Charts and diagrams as code:
╭──
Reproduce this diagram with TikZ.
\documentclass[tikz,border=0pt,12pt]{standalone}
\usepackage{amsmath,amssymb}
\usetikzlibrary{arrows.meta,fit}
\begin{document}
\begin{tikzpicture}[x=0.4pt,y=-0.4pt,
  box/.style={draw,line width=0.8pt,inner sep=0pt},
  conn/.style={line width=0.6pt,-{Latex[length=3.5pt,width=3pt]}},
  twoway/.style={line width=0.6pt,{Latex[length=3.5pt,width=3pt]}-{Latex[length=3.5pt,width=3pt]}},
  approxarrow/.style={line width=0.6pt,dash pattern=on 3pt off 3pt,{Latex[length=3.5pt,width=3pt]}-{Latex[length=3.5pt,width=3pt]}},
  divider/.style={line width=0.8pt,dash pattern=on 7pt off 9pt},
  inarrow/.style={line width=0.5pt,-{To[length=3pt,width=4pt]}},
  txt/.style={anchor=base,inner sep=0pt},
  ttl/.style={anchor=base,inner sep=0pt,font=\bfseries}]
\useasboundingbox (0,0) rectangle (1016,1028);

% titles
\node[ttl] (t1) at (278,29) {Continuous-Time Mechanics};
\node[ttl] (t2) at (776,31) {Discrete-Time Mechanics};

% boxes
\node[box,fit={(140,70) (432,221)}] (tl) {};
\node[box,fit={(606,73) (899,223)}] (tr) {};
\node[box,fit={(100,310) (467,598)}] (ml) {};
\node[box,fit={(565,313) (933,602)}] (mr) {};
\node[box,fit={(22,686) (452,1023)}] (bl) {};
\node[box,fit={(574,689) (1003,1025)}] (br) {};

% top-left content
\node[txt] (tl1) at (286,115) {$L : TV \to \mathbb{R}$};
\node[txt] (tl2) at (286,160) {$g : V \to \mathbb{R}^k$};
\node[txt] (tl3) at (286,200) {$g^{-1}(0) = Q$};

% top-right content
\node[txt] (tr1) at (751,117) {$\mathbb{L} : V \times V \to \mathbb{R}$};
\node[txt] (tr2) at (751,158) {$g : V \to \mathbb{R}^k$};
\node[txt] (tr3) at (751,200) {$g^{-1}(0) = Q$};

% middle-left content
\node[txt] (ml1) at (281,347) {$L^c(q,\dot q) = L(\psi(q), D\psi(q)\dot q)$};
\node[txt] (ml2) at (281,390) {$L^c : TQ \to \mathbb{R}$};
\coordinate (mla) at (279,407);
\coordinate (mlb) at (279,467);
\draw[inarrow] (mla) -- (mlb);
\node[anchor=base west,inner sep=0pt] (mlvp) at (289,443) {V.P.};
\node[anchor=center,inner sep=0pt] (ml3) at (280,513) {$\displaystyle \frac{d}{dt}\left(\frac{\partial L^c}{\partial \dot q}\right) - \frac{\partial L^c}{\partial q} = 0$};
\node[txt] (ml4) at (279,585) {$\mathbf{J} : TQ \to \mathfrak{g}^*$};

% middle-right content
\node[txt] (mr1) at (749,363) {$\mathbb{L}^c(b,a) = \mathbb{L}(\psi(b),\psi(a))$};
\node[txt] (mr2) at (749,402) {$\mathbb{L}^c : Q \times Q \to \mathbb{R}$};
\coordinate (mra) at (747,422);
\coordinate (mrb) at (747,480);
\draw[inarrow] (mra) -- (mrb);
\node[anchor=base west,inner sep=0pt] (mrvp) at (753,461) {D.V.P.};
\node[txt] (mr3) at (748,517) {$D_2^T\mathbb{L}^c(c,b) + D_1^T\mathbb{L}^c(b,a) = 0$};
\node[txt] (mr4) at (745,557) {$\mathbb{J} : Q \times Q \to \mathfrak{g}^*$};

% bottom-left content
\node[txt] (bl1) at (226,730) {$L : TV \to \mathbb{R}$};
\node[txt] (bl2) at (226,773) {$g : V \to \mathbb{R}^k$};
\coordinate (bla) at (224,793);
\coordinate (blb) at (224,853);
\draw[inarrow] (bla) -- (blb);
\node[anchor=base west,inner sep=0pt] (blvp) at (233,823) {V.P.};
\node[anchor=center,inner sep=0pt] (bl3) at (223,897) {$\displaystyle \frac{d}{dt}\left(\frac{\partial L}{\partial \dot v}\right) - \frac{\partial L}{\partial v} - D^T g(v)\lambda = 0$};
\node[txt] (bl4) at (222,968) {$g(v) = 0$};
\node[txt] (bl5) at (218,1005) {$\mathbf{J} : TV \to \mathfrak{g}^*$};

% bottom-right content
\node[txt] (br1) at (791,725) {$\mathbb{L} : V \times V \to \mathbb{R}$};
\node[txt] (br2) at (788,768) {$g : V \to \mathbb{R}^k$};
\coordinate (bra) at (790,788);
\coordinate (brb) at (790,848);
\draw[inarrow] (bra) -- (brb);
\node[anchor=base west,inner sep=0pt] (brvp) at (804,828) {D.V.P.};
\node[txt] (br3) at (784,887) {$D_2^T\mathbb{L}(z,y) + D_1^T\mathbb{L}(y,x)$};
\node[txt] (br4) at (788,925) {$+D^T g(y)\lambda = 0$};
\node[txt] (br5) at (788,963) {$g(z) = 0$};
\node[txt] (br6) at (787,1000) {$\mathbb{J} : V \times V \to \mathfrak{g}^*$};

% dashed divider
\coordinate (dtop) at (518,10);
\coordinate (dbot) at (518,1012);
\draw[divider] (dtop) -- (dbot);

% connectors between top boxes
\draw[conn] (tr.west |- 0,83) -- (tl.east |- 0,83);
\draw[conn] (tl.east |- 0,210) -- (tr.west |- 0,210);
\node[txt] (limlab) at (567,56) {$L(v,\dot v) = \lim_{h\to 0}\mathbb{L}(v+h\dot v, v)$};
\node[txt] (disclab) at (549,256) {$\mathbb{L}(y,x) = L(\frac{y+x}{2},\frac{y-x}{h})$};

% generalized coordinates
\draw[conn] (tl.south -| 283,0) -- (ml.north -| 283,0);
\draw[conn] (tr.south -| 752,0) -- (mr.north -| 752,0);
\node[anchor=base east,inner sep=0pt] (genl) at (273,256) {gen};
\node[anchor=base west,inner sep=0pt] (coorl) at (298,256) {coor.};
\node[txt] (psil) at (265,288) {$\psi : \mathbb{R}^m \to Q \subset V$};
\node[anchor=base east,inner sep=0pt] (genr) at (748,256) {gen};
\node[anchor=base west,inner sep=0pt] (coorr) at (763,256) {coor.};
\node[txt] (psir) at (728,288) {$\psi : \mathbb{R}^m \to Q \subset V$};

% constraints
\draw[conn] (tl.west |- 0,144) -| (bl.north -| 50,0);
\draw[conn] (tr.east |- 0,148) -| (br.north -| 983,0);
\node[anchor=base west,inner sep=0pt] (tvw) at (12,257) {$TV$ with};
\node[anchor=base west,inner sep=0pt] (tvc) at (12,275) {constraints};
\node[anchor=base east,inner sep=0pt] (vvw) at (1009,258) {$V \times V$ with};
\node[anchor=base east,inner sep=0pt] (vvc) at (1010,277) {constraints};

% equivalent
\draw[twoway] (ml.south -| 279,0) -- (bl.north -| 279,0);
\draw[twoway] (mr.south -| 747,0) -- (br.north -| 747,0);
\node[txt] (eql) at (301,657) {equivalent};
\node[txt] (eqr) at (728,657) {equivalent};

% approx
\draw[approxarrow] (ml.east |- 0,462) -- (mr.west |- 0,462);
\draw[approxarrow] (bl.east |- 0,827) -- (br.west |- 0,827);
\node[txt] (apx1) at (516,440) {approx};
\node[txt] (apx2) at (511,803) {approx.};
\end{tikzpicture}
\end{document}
╰──
╭──
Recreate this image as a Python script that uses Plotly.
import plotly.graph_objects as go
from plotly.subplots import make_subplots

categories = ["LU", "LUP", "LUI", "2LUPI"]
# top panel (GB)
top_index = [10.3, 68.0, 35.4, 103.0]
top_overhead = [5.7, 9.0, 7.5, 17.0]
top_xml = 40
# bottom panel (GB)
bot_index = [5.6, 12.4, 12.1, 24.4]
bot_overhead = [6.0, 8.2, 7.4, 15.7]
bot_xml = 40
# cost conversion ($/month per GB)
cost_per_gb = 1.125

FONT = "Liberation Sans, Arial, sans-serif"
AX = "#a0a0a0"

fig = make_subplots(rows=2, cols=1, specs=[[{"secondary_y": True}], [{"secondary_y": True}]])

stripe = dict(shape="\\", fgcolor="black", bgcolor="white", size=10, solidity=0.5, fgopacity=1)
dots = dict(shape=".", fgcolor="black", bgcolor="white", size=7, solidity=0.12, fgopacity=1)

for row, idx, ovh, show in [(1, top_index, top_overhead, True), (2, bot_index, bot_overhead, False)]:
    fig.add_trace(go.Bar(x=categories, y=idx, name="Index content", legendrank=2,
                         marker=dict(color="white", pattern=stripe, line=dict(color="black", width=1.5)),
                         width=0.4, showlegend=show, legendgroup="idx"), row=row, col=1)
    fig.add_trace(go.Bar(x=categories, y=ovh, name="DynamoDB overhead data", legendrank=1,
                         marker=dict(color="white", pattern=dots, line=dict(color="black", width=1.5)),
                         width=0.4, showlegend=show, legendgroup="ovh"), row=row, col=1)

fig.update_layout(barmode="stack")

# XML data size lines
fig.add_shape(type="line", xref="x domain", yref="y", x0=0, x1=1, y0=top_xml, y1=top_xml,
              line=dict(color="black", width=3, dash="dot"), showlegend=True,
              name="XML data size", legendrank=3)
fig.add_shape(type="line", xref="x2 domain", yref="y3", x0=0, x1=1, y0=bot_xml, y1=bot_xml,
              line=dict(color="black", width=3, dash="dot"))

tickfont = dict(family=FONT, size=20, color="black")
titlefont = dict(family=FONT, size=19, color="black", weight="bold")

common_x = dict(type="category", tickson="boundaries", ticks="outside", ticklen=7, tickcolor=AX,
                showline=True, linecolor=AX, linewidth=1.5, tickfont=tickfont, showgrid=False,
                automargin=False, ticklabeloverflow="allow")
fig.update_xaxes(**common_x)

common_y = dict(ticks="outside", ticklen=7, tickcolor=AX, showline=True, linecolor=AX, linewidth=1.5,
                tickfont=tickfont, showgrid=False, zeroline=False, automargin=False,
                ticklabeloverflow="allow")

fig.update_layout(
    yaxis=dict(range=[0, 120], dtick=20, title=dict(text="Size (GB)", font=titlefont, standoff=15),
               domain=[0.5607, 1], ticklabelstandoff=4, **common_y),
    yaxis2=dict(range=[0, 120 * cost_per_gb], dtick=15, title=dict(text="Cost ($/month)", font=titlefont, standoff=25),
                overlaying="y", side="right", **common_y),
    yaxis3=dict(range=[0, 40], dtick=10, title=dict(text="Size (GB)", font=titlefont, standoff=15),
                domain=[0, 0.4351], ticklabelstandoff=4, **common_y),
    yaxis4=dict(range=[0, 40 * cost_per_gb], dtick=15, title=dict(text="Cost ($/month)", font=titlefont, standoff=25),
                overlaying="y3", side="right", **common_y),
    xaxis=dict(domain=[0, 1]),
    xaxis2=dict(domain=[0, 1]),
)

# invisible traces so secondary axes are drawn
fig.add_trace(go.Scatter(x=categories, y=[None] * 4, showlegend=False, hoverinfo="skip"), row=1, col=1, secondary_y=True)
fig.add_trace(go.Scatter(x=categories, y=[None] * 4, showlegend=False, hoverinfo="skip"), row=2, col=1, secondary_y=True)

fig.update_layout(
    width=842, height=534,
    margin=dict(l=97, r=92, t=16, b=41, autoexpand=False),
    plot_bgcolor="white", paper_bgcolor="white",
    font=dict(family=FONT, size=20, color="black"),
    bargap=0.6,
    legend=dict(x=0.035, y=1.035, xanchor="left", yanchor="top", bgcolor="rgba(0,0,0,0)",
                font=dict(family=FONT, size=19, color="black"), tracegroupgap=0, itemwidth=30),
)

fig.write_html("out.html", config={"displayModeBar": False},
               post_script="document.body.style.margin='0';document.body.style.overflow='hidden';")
╰──
### [AIM OF THE TASK]
Gather each line of the listing containing the word "this" and show it.

### [RESULT BELOW]
Reproduce this diagram with TikZ.
Recreate this image as a Python script that uses Plotly.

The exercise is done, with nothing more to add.